Acusações adicionais, incluindo de evasão fiscal e negócios escusos, levaram à instalação de um inquérito no Conselho de Ética do Senado e a pedidos de deposição de Renan da função de presidente da Casa.
Renan renunciou ao comando do Senado, conseguindo desarmar os ataques o suficiente para angariar votos e evitar a cassação de seu mandato.
Em 2013 Renan voltou a presidir o Senado, e quando Dilma começou a perder apoio na Câmara e os pedidos de impeachment começaram a ser orquestrados, ele correu para socorrê-la, ajudando-a a obter a aprovação de um pacote fiscal crucial e adiando uma auditoria sobre violações das leis orçamentárias, as chamadas 'pedaladas fiscais', em função das quais ela agora pode ser julgada no Senado.
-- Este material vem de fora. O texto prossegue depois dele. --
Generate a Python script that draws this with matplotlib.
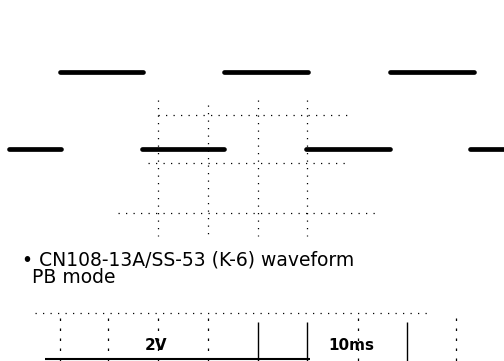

Mas colegas seus no PMDB, que liderou a iniciativa pelo impeachment na Câmara, acham improvável que Renan impeça a derrocada de Dilma.
Um líder partidário bastante próximo ao vice-presidente e correligionário Michel Temer, o substituto de Dilma caso ela seja impedida, admitiu haver divisões dentro do PMDB, mas disse que diante de grandes mudanças políticas o partido se une.
Para provar o argumento, a fonte ligou para Renan durante a entrevista. "Vamos em frente juntos, meu amigo", disse a ele na conversa descontraída.
Nesta segunda-feira, quando Renan assumiu o papel principal na saga do impeachment, o senador se reuniu com Dilma, Eduardo Cunha (PMDB-RJ), presidente da Câmara dos Deputados, e encontrará ainda Ricardo Lewandowski, atual presidente do Supremo Tribunal Federal (STF), responsável por presidir um eventual julgamento de Dilma no Senado.
Mas o ímpeto está claramente com o campo pró-impeachment, e isso pode fazer toda a diferença.
"Acho que o Renan está neste momento jogando para ver quem ganha. Mas ao chegar lá, ele vai ser o primeiro a enforcar ela, porque a pressão vai ser muito grande, não sustenta", disse o deputado Paulo Pereira da Silva (SD-SP), o Paulinho da Força, presidente do partido Solidariedade e crítico feroz de Dilma, enquanto ocorria a votação da aceitação do processo de impedimento na Câmara na tarde de domingo.